The ruble strengthened for a third day as oil gained and investors bet Europe’s debt crisis will be contained, stoking appetite for riskier assets.

Russia’s currency advanced 1.1 percent to 31.9380 at 6 p.m. in Moscow. The ruble gained 1 percent versus the euro at 40.3050, leaving it 1 percent higher against the central bank’s target euro-dollar basket. Non-deliverable forwards showed the ruble at 32.3915 per dollar in three months.

Oil rose for a second day in New York as ECB President Mario Draghi said policy makers agreed to an unlimited bond- purchase program to lower borrowing costs. Brent crude rose 1.4 percent to $114.73. Oil and natural gas account for about 50 percent of Russia’s state revenue.

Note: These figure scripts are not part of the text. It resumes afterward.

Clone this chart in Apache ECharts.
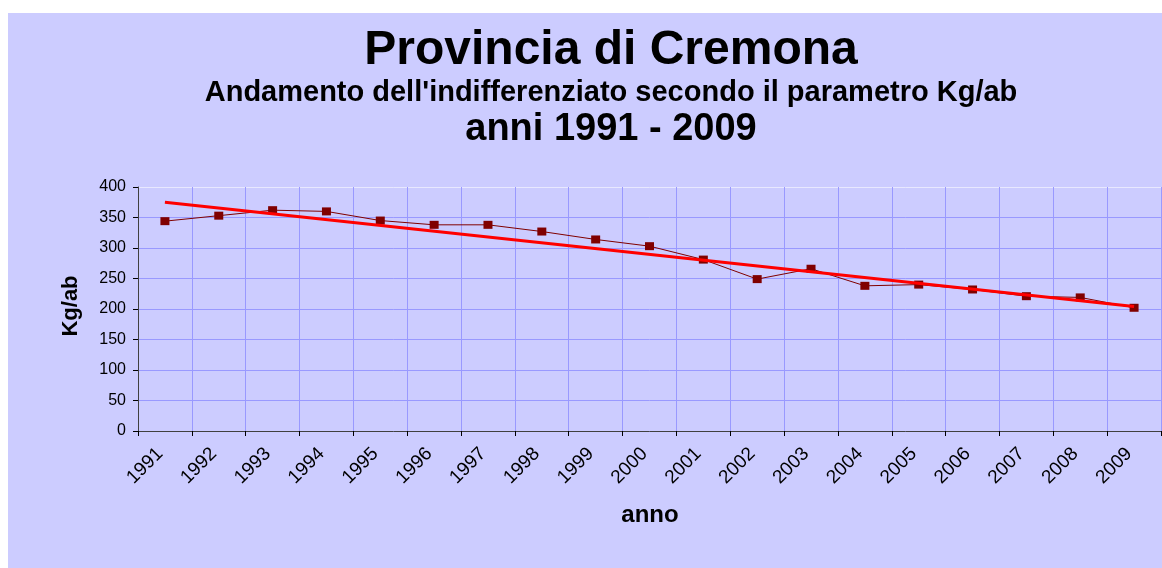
<!DOCTYPE html>
<html>
<head>
<meta charset="utf-8">
<script src="https://cdn.jsdelivr.net/npm/echarts@6/dist/echarts.min.js"></script>
<style>
  html, body { margin: 0; padding: 0; background: #ffffff; width: 1162px; height: 568px; overflow: hidden; }
  #chart { position: absolute; left: 8px; top: 13px; width: 1154px; height: 555px; }
</style>
</head>
<body>
<div id="chart"></div>
<script>
// ---- data ----
const years = ['1991','1992','1993','1994','1995','1996','1997','1998','1999','2000',
               '2001','2002','2003','2004','2005','2006','2007','2008','2009'];
const kgPerInhabitant = [344, 353, 362, 360, 345, 338, 338, 327, 314, 303,
                         281, 249, 266, 238, 240, 232, 221, 219, 202];
const trendYears = ['1991', '2009'];
const trendValues = [375, 204];
const yMin = 0, yMax = 400, yStep = 50;

const titleMain = 'Provincia di Cremona';
const titleSub = "Andamento dell'indifferenziato secondo il parametro Kg/ab";
const titleYears = 'anni 1991 - 2009';
const yName = 'Kg/ab';
const xName = 'anno';

// ---- chart ----
const FONT = "'Liberation Sans', Arial, sans-serif";
const chart = echarts.init(document.getElementById('chart'));
const gridColors = [];
for (let v = yMin; v <= yMax; v += yStep) gridColors.push(v === yMax ? '#e8e8ff' : '#9999ff');

chart.setOption({
  animation: false,
  backgroundColor: '#ccccff',
  graphic: [
    { type: 'text', x: 603, y: 38, style: { text: titleMain, textAlign: 'center', textVerticalAlign: 'middle',
      font: 'bold 48px ' + FONT, fill: '#000' } },
    { type: 'text', x: 603, y: 80, style: { text: titleSub, textAlign: 'center', textVerticalAlign: 'middle',
      font: 'bold 29px ' + FONT, fill: '#000' } },
    { type: 'text', x: 603, y: 117, style: { text: titleYears, textAlign: 'center', textVerticalAlign: 'middle',
      font: 'bold 38px ' + FONT, fill: '#000' } },
    { type: 'text', x: 63, y: 293, rotation: Math.PI / 2, style: { text: yName, textAlign: 'center', textVerticalAlign: 'middle',
      font: 'bold 22px ' + FONT, fill: '#000' } },
    { type: 'text', x: 642, y: 502, style: { text: xName, textAlign: 'center', textVerticalAlign: 'middle',
      font: 'bold 24px ' + FONT, fill: '#000' } }
  ],
  grid: { left: 130, top: 174, right: 1, bottom: 137, containLabel: false },
  xAxis: {
    type: 'category',
    data: years,
    boundaryGap: true,
    axisLine: { lineStyle: { color: '#404040', width: 1 } },
    axisTick: { show: true, length: 5, lineStyle: { color: '#000' } },
    axisLabel: { rotate: 45, margin: 15, padding: [0, 7, 0, 0], color: '#000', fontSize: 19, fontFamily: FONT, interval: 0 },
    splitLine: { show: true, interval: 0, lineStyle: { color: '#9999ff', width: 1 } }
  },
  yAxis: {
    type: 'value',
    min: yMin, max: yMax, interval: yStep,
    axisLine: { show: true, lineStyle: { color: '#404040', width: 1 } },
    axisTick: { show: true, length: 5, lineStyle: { color: '#000' } },
    axisLabel: { margin: 12, color: '#000', fontSize: 16, fontFamily: FONT },
    splitLine: { show: true, lineStyle: { color: gridColors, width: 1 } }
  },
  series: [
    {
      type: 'line',
      data: kgPerInhabitant,
      symbol: 'rect',
      symbolSize: [9, 8],
      lineStyle: { color: '#800000', width: 1 },
      itemStyle: { color: '#800000' },
      z: 3
    },
    {
      type: 'line',
      data: trendYears.map((y, i) => [y, trendValues[i]]),
      symbol: 'none',
      lineStyle: { color: '#ff0000', width: 3 },
      z: 4
    }
  ]
});
</script>
</body>
</html>
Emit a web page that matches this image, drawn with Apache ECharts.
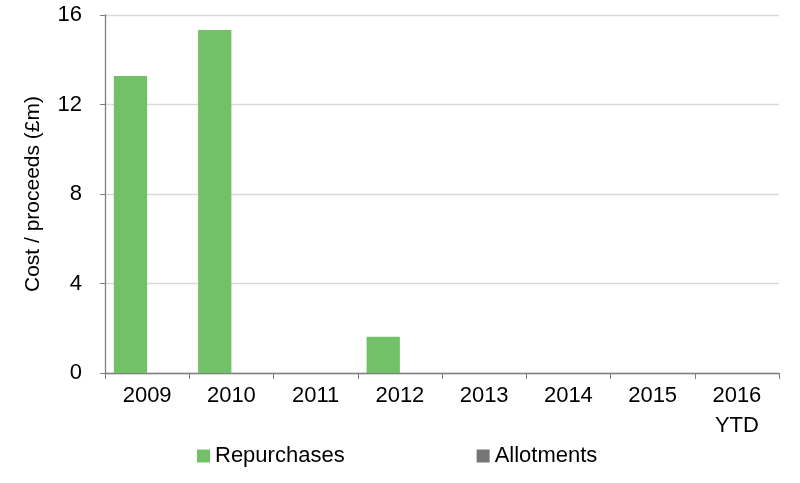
<!DOCTYPE html>
<html><head><meta charset="utf-8">
<script src="https://cdn.jsdelivr.net/npm/echarts@6/dist/echarts.min.js"></script>
<style>html,body{margin:0;padding:0;background:#fff}#c{width:800px;height:483px}</style>
</head><body><div id="c"></div>
<script>
const categories = ['2009','2010','2011','2012','2013','2014','2015','2016\nYTD'];
const repurchases = [13.27, 15.33, 0, 1.62, 0, 0, 0, 0];
const allotments = [0, 0, 0, 0, 0, 0, 0, 0];
const yTicks = {min: 0, max: 16, interval: 4};

const chart = echarts.init(document.getElementById('c'), null, {renderer: 'canvas'});
const font = '"Liberation Sans", Arial, sans-serif';
chart.setOption({
  animation: false,
  textStyle: {fontFamily: font},
  grid: {left: 105, right: 21, top: 15, bottom: 110, containLabel: false},
  legend: {
    top: 445, left: 197, itemGap: 132, padding: 0,
    itemWidth: 13, itemHeight: 13, icon: 'rect',
    textStyle: {fontFamily: font, fontSize: 22, color: '#000'},
    data: ['Repurchases', 'Allotments']
  },
  xAxis: {
    type: 'category', data: categories,
    axisLine: {lineStyle: {color: '#7f7f7f', width: 1.3}},
    axisTick: {show: true, alignWithLabel: false, length: 6, lineStyle: {color: '#7f7f7f'}},
    axisLabel: {fontSize: 22, color: '#000', margin: 8, lineHeight: 30, fontFamily: font}
  },
  yAxis: {
    type: 'value', min: yTicks.min, max: yTicks.max, interval: yTicks.interval,
    name: 'Cost / proceeds (£m)', nameLocation: 'middle', nameGap: 61, nameRotate: 90,
    nameTextStyle: {fontSize: 21, color: '#000', fontFamily: font},
    axisLine: {show: true, lineStyle: {color: '#7f7f7f', width: 1.3}},
    axisTick: {show: true, length: 5, lineStyle: {color: '#7f7f7f'}},
    axisLabel: {fontSize: 22, color: '#000', margin: 23, fontFamily: font},
    splitLine: {lineStyle: {color: '#d9d9d9', width: 1.3}}
  },
  series: [
    {name: 'Repurchases', type: 'bar', data: repurchases, barGap: '0%', barCategoryGap: '21%',
     itemStyle: {color: '#72c169'}},
    {name: 'Allotments', type: 'bar', data: allotments, barGap: '0%', barCategoryGap: '21%',
     itemStyle: {color: '#767676'}}
  ]
});
</script></body></html>
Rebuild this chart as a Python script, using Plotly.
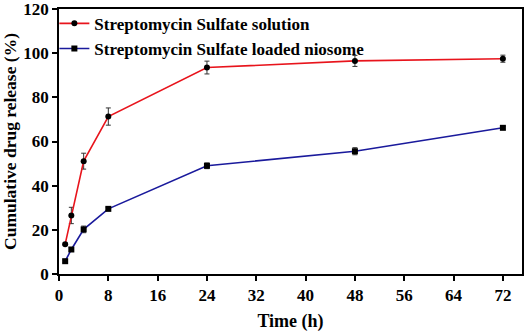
import plotly.graph_objects as go

time_h = [1, 2, 4, 8, 24, 48, 72]
solution = [13.5, 26.5, 51.1, 71.3, 93.5, 96.5, 97.5]
solution_err = [0.5, 3.7, 3.6, 3.9, 2.9, 2.5, 1.6]
niosome = [5.8, 11.1, 20.2, 29.5, 49.0, 55.6, 66.2]
niosome_err = [0.5, 0.8, 1.5, 0.6, 1.3, 1.6, 0.6]
x_ticks = [0, 8, 16, 24, 32, 40, 48, 56, 64, 72]
y_ticks = [0, 20, 40, 60, 80, 100, 120]

FONT = "Liberation Serif"

fig = go.Figure()
fig.add_trace(go.Scatter(
    x=time_h, y=solution, mode="lines+markers",
    name="Streptomycin Sulfate solution",
    line=dict(color="#e8141c", width=1.6),
    marker=dict(symbol="circle", size=6, color="black"),
    error_y=dict(type="data", array=solution_err, color="#333333", thickness=1, width=2.5),
))
fig.add_trace(go.Scatter(
    x=time_h, y=niosome, mode="lines+markers",
    name="Streptomycin Sulfate loaded niosome",
    line=dict(color="#1a1a9c", width=1.6),
    marker=dict(symbol="square", size=6, color="black"),
    error_y=dict(type="data", array=niosome_err, color="#333333", thickness=1, width=2.5),
))

axis_common = dict(
    showline=True, linecolor="black", linewidth=1.5, mirror=True,
    ticks="outside", ticklen=5, tickwidth=1.5, tickcolor="black",
    showgrid=False, zeroline=False, ticklabeloverflow="allow",
    tickfont=dict(family=FONT, size=17, color="black", weight="bold"),
)

fig.update_layout(
    width=526, height=332,
    margin=dict(l=59, r=4, t=9, b=58, autoexpand=False),
    paper_bgcolor="white", plot_bgcolor="white",
    xaxis=dict(range=[0, 75.1], tickvals=x_ticks,
               title=dict(text="Time (h)", font=dict(family=FONT, size=18, color="black", weight="bold"), standoff=10),
               **axis_common),
    yaxis=dict(range=[0, 120.01], tickvals=y_ticks,
               title=dict(text="Cumulative drug release (%)", font=dict(family=FONT, size=17.5, color="black", weight="bold"), standoff=2),
               **axis_common),
    legend=dict(x=-0.01, y=1.012, xanchor="left", yanchor="top",
                bgcolor="rgba(0,0,0,0)", itemwidth=30, tracegroupgap=0,
                font=dict(family=FONT, size=17, color="black", weight="bold")),
    showlegend=True,
)

fig.write_html("out.html", config={"displayModeBar": False},
               post_script="document.body.style.margin='0';")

“The purchase of state bonds by the regulator should offer support for the EU debt market and as a result for the Russian market,” Alexey Egorov, an analyst at Nomos Bank in Moscow, said by e-mail. “In near future we may count on the beginning of a recovery trend.”

The extra yield investors demand to own Russia’s dollar bonds over U.S. Treasuries fell 11 basis points to 206, according to JPMorgan Chase & Co.’s EMBI Global Index. An index of five-year government bond yields compiled by the Micex fell eight basis points to 7.526 percent.